Wire mesh differs from perforated metal in both manufacturing method and performance profile. Wire mesh is created by weaving or welding individual wires into a grid, while perforated metal is formed by punching, stamping, or laser cutting openings into sheet metal. That difference affects flexibility, weight, airflow, open area, edge behavior, fabrication options, and the degree of control available for filtration and screening applications. Buyers comparing wire mesh vs. perforated metal often focus on weight, open area, strength, particle retention, and how easily the material can be cut, formed, or framed.

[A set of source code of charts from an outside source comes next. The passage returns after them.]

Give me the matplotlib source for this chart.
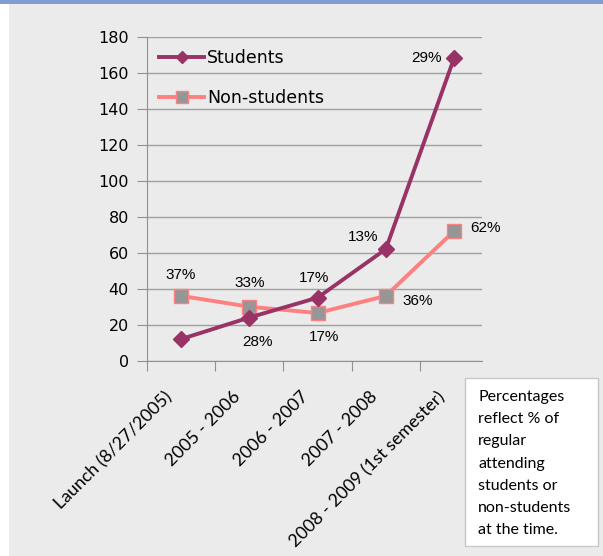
import numpy as np
import matplotlib.pyplot as plt
from matplotlib.patches import Rectangle

periods = ['Launch (8/27/2005)', '2005 - 2006', '2006 - 2007', '2007 - 2008',
           '2008 - 2009 (1st semester)']
students = [12, 24, 35, 62, 168]
nonstudents = [36, 30, 26.5, 36, 72]
stud_labels = ['', '28%', '17%', '13%', '29%']
non_labels = ['37%', '33%', '17%', '36%', '62%']
yticks = [0, 20, 40, 60, 80, 100, 120, 140, 160, 180]
note = 'Percentages\nreflect % of\nregular\nattending\nstudents or\nnon-students\nat the time.'

W, H = 603, 556
bg = '#ebebeb'
fig = plt.figure(figsize=(W/100, H/100), dpi=100)
fig.patch.set_facecolor('white')
# grey chart area with blue strip on top
fig.patches.append(Rectangle((9/W, 0), 1, 1, transform=fig.transFigure,
                             facecolor=bg, edgecolor='none', zorder=-2))
fig.patches.append(Rectangle((0, 1-4/H), 1, 4/H, transform=fig.transFigure,
                             facecolor='#7f9dd0', edgecolor='none', zorder=-1))

ax = fig.add_axes([147/W, 195.3/H, 335/W, 324/H])
ax.set_facecolor(bg)
x = np.arange(len(periods))

ax.plot(x, students, color='#993366', lw=2.8, marker='D', ms=8,
        mfc='#993366', mec='#993366', label='Students', zorder=4, clip_on=False)
ax.plot(x, nonstudents, color='#ff8080', lw=2.8, marker='s', ms=10,
        mfc='#969696', mec='#ff8080', mew=1, label='Non-students', zorder=3,
        clip_on=False)

ax.set_xlim(-0.5, 4.41)
ax.set_ylim(0, 180)
ax.set_yticks(yticks)
ax.yaxis.grid(True, color='#a0a0a0', lw=1)
ax.set_axisbelow(True)
for s in ['top', 'right']:
    ax.spines[s].set_visible(False)
for s in ['left', 'bottom']:
    ax.spines[s].set_color('#909090')
ax.tick_params(axis='y', length=7, color='#909090', labelsize=11.5, pad=6)
ax.set_xticks(np.arange(-0.5, 4, 1.0))
ax.set_xticklabels([])
ax.tick_params(axis='x', length=7, color='#909090', direction='out')

for i, lab in enumerate(periods):
    ax.annotate(lab, (x[i], 0), xytext=(-17, -28), textcoords='offset pixels',
                rotation=45, ha='right', va='top', rotation_mode='anchor',
                fontsize=12.8, family='Lato')

# data labels
lab_font = dict(fontsize=11, family='Liberation Sans')
stud_off = [(0, 0), (8, -24), (-4, 20), (-23, 12), (-28, 0)]
non_off = [(0, 21), (0, 24), (6, -24), (32, -5), (31, 3)]
for i in range(len(periods)):
    if stud_labels[i]:
        ax.annotate(stud_labels[i], (x[i], students[i]), xytext=stud_off[i],
                    textcoords='offset pixels', ha='center', va='center', **lab_font)
    ax.annotate(non_labels[i], (x[i], nonstudents[i]), xytext=non_off[i],
                textcoords='offset pixels', ha='center', va='center', **lab_font)

leg = ax.legend(loc='upper left', bbox_to_anchor=(0.0, 1.0), frameon=False,
                fontsize=12.5, handlelength=2.6, labelspacing=1.3,
                handletextpad=0.15, borderaxespad=0.3, markerscale=0.8)

fig.patches.append(Rectangle((465/W, 1-546/H), 133/W, 168/H,
                             transform=fig.transFigure, facecolor='white',
                             edgecolor='#c8c8c8', lw=1))
fig.text(478/W, 1-390/H, note, ha='left', va='top', fontsize=11.5,
         family='Lato', linespacing=1.75)

fig.savefig('out.png', dpi=100, facecolor=fig.get_facecolor())
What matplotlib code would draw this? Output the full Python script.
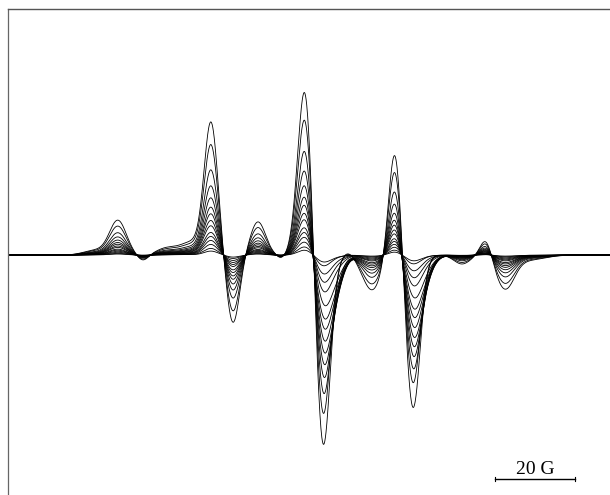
import numpy as np
import matplotlib
matplotlib.use('Agg')
import matplotlib.pyplot as plt

# line components of the biggest spectrum (field in G, intensity rel. to biggest peak)
centers = [22.0, 27.5, 33.75, 39.5, 46.0, 50.75, 56.25, 62.5, 68.25, 74.25, 78.75,
           85.25, 91.0, 96.75, 101.25, 113.5, 119.5, 124.25, 130.0]
amps = [0.03, 0.21, -0.035, 0.04, 0.08, 0.80, -0.42, 0.205, -0.02, 1.05, -1.21,
        0.02, -0.215, 0.665, -0.95, -0.055, 0.105, -0.2, -0.03]
widths = [3.0, 2.1, 1.3, 2.5, 3.0, 1.7, 1.6, 1.9, 1.0, 1.8, 1.8,
          1.2, 2.4, 1.55, 1.8, 2.0, 1.4, 2.3, 4.0]

# broader high-field shoulders of the negative lobes
broad_centers = [81.0, 103.0]
broad_amps = [-1.1, -0.9]
broad_widths = [2.4, 2.4]

# weight of each trace
pos_scale = [1.0, 0.83, 0.64, 0.52, 0.43, 0.36, 0.31, 0.26, 0.22, 0.17, 0.14, 0.11, 0.08, 0.05, 0.03]
broad_scale = [0.0, 0.01, 0.14, 0.19, 0.22, 0.23, 0.21, 0.19, 0.17, 0.14, 0.08, 0.05, 0.03, 0.01, 0.01]

field = np.linspace(0, 150.5, 2000)

def lines(c, a, w):
    y = np.zeros_like(field)
    for ci, ai, wi in zip(c, a, w):
        y += ai * np.exp(-(field - ci)**2 / (2 * wi**2))
    return y

narrow = lines(centers, amps, widths)
broad = lines(broad_centers, broad_amps, broad_widths)

fig = plt.figure(figsize=(6.1, 4.95), dpi=100)
ax = fig.add_axes([8/610, 0, 602/610, 486/495])

for s, b in zip(pos_scale, broad_scale):
    ax.plot(field, s*narrow + b*broad, color='black', lw=0.6)

ax.set_xlim(0, 150.5)
ax.set_ylim(-1.481, 1.519)

# 20 G scale bar
ax.plot([121.75, 141.75], [-1.383, -1.383], color='black', lw=1.0)
ax.plot([121.75, 121.75], [-1.395, -1.371], color='black', lw=0.8)
ax.plot([141.75, 141.75], [-1.395, -1.371], color='black', lw=0.8)
ax.text(131.75, -1.375, '20 G', ha='center', va='bottom', fontsize=14, family='Liberation Serif')

ax.set_xticks([])
ax.set_yticks([])
ax.spines['right'].set_visible(False)
ax.spines['bottom'].set_visible(False)
ax.spines['left'].set_color('#666666')
ax.spines['top'].set_color('#555555')
ax.spines['left'].set_linewidth(0.9)
ax.spines['top'].set_linewidth(1.0)

plt.savefig('out.png', dpi=100)
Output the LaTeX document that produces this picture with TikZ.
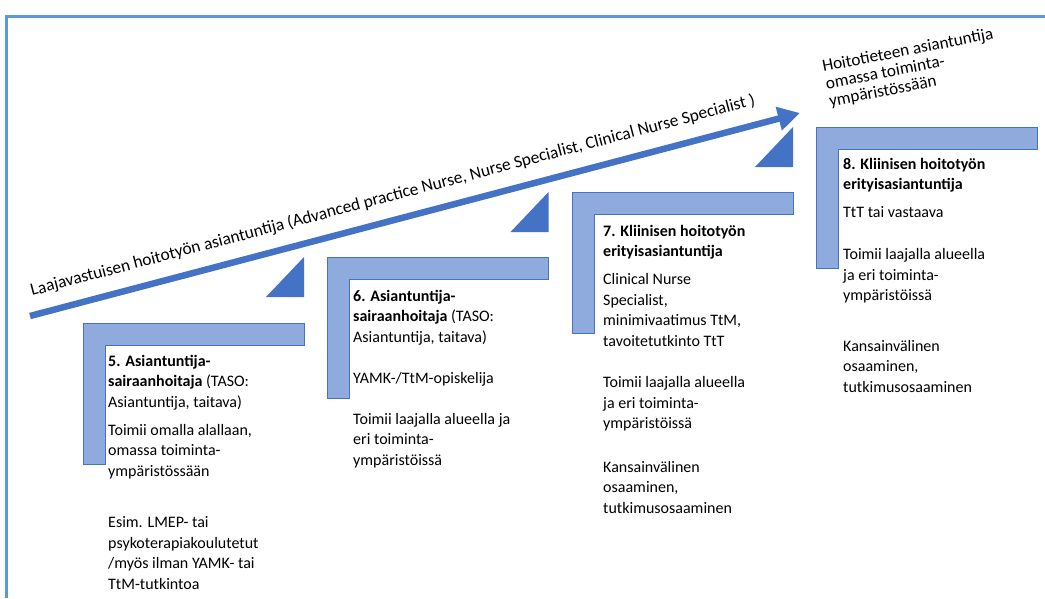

Things to Consider When Purchasing Wire Mesh

Finding the right wire mesh product starts with a supplier that understands your application, performance targets, and fabrication needs. Compare qualified manufacturers, explain the product use clearly, and ask about alloy availability, mesh counts, wire diameters, open area, lead times, fabrication services, finishing options, and quality control practices. Buyers also benefit from discussing load conditions, corrosion exposure, sanitary requirements, temperature range, and whether the product will be used for filtration, guarding, reinforcement, screening, EMI shielding, or custom OEM components before placing an order. If you are trying to compare wire mesh suppliers, ask how they verify aperture consistency, material traceability, and finished part tolerances.

Wire Mesh Terms

Aperture

The measured space between adjacent parallel wires, specified in millimeters.

Bands

Materials made of steel, galvanized steel, or stainless steel, utilized to reinforce and stabilize the edges of the screen.

Bend Test

A procedure where wire is repeatedly bent around a defined diameter and angle for a set number of cycles, assessing the wire’s ductility, integrity, and toughness.

Blinding

The obstruction of wire mesh apertures caused by the entrapment of particles from process materials.

Bubble Point Test

A testing method for determining average aperture size. Air pressure required for bubbles to penetrate mesh covered with a testing liquid is measured, considering factors like surface tension, liquid density, temperature, and immersion depth.

Calender

Also termed “rolled,” this process involves passing wire cloth through two rollers to decrease thickness, flatten wire intersections, and create a smooth surface.

Coin

Stamping wire cloth to compact, shape, or seal it, thus preventing the mesh from unraveling.

Count

A measurement specific to mesh wire cloth, indicating the number of openings per linear inch, measured from the center of one wire to the next.

Crimp

Intentional corrugations in wire designed to securely hold intersecting wires perpendicular to one another.

Double Crimp

A weaving preparation where wires are crimped before weaving, resulting in both shute and warp wires being crimped at each intersection.

Feather Edges

Straight, non-crimped wire ends protruding uniformly around the perimeter of a screen cloth section, remaining on the same plane.

Gauge

The original diameter of the wire before the weaving process.

Heated Deck

A screening surface heated via screen cloth acting as a heating element, commonly fabricated from stainless steel.

Intermediate Crimp

A crimping pattern where both shute and warp wires intersect at every alternate crimp.

Market Grades

The most frequently used industrial wire cloth specifications designed for general-purpose applications, typically available for immediate shipping from suppliers.

Mesh Count

A numeric expression of openings between intersecting wires per linear inch, indicative of weave size and, thus, filtering capability.

Offal

Surplus wire screen material removed from standard rolls during cutting, slitting, or fabrication.

Open Area

The percentage ratio of open spaces to the total surface area of a wire screen.

Selvage

A finished edge created along the length of wire mesh rolls to prevent wires from unraveling.

Shute Wires

Also known as “weft,” “shot,” “shoot,” or “fill” wires, these wires run horizontally across woven cloth and are maneuvered back and forth via the shuttle during weaving.

Warp Wires

Lengthwise wires across wire cloth, initially positioned during the weaving preparation known as “warping the loom” at specified intervals.